By Ted Schettler Exposures to known and suspected risk factors for breast cancer begin early in fetal development and continue throughout life. Some relate to individual choices and lifestyle while others are encountered as an inevitable result of the way we design our communities and society more generally. In The Ecology of Breast Cancer I explored this multifactorial, multilevel complexity with an eye toward lessons learned from complex systems analysis while proposing practical interventions that may help prevent breast cancer and improve outcomes after diagnosis and treatment.

Risk factors are not experienced in isolation. They co-occur and interact in complex ways, creating system conditions in which breast cancer is more or less likely—in individuals and populations. When we attempt to take this complexity apart for purposes of research or decision-making, we often miss the properties that emerge from the whole.

A recent study (http://www.ncbi.nlm.nih.gov/pubmed/26332838) may turn out to provide yet another example of these interactions at work. It has sparked new interest in the potential role of viral infections in the origin of breast cancer. But it’s the virus in combination with other environmental exposures where biologic plausibility of the hypothesis emerges and gains strength.

The authors studied the breast tissue of 114 women with breast cancer and 104 women without the disease. They report that breast cancer was three times more likely in women whose breast epithelial tissue contained DNA from a bovine leukemia virus (BLV), after adjusting for age, race/ancestry, and geographic area. BLV frequency in the breast tissue of an additional 21 women with premalignant changes—e.g. atypical ductal hyperplasia and carcinoma in situ—was intermediate between cancer cases and controls.

Another virus, the mouse mammary tumor virus (MMTV), has long been known to cause mammary tumors in mice, and controversy about its potential role or that of a similar virus in the origin of human breast cancer has ebbed and flowed for decades. The recent finding of an association with BLV reinforces the need to continue to look for viral infections that may contribute to breast cancer risk.

Cancer-causing viruses are implicated in at least six kinds of human cancer--hepatocellular carcinoma (hepatitis B and C viruses), cervical cancer (human papillomavirus [HPV]), Burkitt’s lymphoma and nasopharyngeal carcinoma (Epstein-Barr virus), adult T-cell leukemia (human T-cell leukemia virus [HTLV-1]), and Kaposi’s sarcoma (human herpes virus 8). MMTV-initiated tumor in the mouse is the only known animal breast cancer caused by a virus.
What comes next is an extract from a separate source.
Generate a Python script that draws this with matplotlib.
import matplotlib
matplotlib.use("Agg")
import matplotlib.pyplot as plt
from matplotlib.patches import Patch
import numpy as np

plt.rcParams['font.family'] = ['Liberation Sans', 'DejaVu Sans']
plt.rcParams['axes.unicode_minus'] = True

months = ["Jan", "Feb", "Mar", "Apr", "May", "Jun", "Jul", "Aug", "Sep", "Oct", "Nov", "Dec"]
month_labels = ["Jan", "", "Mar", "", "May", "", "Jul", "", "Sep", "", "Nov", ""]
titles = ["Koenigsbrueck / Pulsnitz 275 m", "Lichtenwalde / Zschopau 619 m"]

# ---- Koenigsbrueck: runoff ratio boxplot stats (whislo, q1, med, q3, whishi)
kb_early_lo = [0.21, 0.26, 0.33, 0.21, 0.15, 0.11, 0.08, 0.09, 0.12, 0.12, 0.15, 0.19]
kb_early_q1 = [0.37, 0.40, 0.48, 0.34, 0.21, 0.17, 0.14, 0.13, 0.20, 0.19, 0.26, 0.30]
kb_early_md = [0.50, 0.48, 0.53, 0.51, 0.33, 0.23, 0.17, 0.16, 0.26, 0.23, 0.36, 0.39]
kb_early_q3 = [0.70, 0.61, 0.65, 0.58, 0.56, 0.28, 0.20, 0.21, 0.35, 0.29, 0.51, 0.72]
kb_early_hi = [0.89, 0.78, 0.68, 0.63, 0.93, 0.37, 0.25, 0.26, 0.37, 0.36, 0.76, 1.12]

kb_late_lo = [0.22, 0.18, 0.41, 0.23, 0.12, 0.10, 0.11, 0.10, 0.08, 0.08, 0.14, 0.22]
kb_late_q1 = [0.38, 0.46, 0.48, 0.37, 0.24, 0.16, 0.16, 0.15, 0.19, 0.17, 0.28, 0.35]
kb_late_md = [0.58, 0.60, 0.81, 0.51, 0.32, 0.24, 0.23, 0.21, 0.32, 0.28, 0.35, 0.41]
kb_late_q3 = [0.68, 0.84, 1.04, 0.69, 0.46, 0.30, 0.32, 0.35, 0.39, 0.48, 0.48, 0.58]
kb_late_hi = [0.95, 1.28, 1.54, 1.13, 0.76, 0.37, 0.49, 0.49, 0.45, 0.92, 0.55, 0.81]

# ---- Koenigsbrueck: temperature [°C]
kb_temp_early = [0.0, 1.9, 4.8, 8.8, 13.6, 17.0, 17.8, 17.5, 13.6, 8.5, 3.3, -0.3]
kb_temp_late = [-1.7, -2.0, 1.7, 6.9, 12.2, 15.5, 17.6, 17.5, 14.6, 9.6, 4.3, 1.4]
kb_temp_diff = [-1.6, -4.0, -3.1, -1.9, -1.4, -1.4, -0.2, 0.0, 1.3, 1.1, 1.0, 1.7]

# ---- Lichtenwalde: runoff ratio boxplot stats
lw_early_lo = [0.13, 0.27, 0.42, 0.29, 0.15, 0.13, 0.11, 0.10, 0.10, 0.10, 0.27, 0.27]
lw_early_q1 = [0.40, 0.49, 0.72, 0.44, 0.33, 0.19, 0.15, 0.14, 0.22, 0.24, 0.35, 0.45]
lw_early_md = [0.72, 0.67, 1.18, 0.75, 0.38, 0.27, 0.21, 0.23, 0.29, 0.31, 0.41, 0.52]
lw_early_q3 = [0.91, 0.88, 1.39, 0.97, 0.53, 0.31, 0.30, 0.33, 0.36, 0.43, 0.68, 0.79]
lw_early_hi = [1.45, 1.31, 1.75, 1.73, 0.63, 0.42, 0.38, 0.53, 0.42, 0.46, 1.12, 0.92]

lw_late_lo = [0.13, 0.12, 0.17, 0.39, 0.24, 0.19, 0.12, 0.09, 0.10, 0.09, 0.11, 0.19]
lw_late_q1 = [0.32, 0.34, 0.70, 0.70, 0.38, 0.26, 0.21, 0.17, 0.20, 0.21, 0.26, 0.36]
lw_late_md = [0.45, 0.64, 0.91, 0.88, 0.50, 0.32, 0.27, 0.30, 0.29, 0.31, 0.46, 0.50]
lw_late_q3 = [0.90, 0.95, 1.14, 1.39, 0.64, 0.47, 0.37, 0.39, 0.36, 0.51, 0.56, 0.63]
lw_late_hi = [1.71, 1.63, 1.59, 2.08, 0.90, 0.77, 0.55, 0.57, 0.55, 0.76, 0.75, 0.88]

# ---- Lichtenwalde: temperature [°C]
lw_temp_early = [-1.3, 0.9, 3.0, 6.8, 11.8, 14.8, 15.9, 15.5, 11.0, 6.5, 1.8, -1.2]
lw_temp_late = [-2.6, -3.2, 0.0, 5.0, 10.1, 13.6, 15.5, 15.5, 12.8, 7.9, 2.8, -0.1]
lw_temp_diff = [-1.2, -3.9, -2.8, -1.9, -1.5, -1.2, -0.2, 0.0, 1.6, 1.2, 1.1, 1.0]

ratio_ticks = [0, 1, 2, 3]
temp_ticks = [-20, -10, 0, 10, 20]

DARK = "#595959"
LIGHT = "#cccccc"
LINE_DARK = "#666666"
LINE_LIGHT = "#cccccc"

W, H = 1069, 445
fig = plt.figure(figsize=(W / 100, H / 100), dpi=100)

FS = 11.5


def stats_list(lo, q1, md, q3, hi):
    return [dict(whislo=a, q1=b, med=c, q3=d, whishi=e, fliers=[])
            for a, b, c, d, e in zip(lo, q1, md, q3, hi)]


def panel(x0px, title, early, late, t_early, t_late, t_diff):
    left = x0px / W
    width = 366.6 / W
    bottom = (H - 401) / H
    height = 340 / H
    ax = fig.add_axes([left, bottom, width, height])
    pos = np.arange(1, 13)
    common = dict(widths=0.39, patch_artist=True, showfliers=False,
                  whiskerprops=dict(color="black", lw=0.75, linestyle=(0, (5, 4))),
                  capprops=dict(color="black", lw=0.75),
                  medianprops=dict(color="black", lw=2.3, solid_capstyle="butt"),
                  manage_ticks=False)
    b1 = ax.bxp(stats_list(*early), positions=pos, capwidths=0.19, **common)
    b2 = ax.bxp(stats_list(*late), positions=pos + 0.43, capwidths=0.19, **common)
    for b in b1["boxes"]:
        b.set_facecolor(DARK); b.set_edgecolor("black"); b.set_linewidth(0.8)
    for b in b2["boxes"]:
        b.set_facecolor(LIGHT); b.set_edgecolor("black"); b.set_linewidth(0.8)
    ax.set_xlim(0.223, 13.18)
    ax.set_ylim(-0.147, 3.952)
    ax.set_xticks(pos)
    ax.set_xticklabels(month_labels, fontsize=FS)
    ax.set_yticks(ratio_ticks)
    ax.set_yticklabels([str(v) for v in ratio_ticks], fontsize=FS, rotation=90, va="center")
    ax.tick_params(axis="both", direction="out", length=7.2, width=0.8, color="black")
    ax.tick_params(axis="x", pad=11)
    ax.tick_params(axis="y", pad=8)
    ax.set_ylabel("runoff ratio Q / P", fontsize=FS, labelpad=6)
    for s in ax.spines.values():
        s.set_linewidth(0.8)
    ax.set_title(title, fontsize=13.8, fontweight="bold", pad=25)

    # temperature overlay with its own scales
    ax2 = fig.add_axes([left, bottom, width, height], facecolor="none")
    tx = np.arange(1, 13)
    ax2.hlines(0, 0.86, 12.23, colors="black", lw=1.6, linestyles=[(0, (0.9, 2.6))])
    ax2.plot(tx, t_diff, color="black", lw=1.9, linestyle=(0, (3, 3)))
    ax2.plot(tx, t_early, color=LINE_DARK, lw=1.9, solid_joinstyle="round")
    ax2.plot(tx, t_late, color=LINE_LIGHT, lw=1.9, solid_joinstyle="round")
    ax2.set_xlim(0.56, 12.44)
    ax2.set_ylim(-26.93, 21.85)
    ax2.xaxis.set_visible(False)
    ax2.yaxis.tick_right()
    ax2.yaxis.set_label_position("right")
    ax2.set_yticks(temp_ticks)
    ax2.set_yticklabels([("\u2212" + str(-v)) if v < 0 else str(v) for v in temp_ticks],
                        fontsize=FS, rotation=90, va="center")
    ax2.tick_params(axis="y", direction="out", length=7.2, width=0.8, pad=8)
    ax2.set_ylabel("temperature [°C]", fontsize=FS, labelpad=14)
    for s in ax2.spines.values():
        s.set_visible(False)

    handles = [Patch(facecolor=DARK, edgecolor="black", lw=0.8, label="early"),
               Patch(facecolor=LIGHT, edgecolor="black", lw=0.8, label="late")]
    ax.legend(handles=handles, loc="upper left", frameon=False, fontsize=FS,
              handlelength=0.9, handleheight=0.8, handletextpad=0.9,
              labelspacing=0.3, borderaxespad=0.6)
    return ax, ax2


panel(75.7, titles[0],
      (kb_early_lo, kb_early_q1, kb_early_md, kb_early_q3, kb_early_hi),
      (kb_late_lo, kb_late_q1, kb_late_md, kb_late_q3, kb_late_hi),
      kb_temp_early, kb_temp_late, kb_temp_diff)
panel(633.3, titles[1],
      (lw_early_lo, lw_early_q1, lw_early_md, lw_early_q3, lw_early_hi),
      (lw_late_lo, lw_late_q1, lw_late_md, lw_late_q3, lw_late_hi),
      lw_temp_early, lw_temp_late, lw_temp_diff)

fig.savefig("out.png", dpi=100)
MMTV is a retrovirus transmitted from mother to offspring via milk. Searches for a similar virus in human milk or breast tissues have had inconsistent results.

According to this study’s authors, bovine leukemia virus is a retrovirus closely related to HTLV-1 and causes bovine leucosis—a leukemia/lymphoma of B cells. Approximately 38% of beef herds, 84% of dairy herds, and 100% of large-scale dairy operation herds in the USA are infected with BLV. Fewer than 5% of these cattle develop clinical leucosis. BLV-infected lymphocytes circulate through the blood of infected cattle. BLV also infects the mammary epithelial cells of cows and may be present in cow’s milk although pasteurization renders BLV noninfectious.

Other cancer-causing retroviruses can integrate into host DNA, influencing the expression of various genes that can increase cancer risk. Deltaretroviruses, like BLV, do not have to integrate into DNA to have that effect. Proteins produced by HTLV-1 and BLV interfere with DNA repair and infected cells can then begin to accumulate DNA mutations caused by internal oxidative stress or exposures to other environmental agents. Thus, BLV infection alone may not be sufficient to cause breast cancer, but in combination with DNA-damaging agents the resulting genomic instability can ultimately lead to malignancy.

In animal herds, cow-cow transmission and biting flies can disseminate the virus. Animal husbandry practices can also spread the virus within a herd. But how humans become infected with BLV is not known. Transmission from cattle to humans is possible for people in close contact with the animals. If milk drinking is a pathway, and if pasteurization truly renders the virus non-infectious, then people consuming unpasteurized (raw) milk products would be at risk. Poorly cooked meat is another possibility. Human-human transmission is also plausible.

The authors mention several strengths of their study including biological plausibility, the fact that a viral origin of mammary gland cancer has been demonstrated in mice, an earlier demonstration that humans are infected with BLV (see http://www.ncbi.nlm.nih.gov/pubmed/24750974), and the gradient of breast tissue diagnosis in relation to frequency of BLV exposure.

But there are also limitations. The validity of a case-control study like this depends on the assumption that cases and controls come from very similar populations. In this study, most case samples came from women who had mastectomies for breast cancer and most control samples came from reduction mammoplasties; they could represent different underlying populations.

Replication of the findings by others would help to validate them. And a prospective study showing that viral infection preceded cancer development would be essential to establish a causal association. BLV infection could also be more likely in circumstances that otherwise increase breast cancer risk, where the presence of the virus is simply a marker for that increased risk. Regardless, these provocative new findings point to a need for additional research into viral contributors to this all-too-common disease.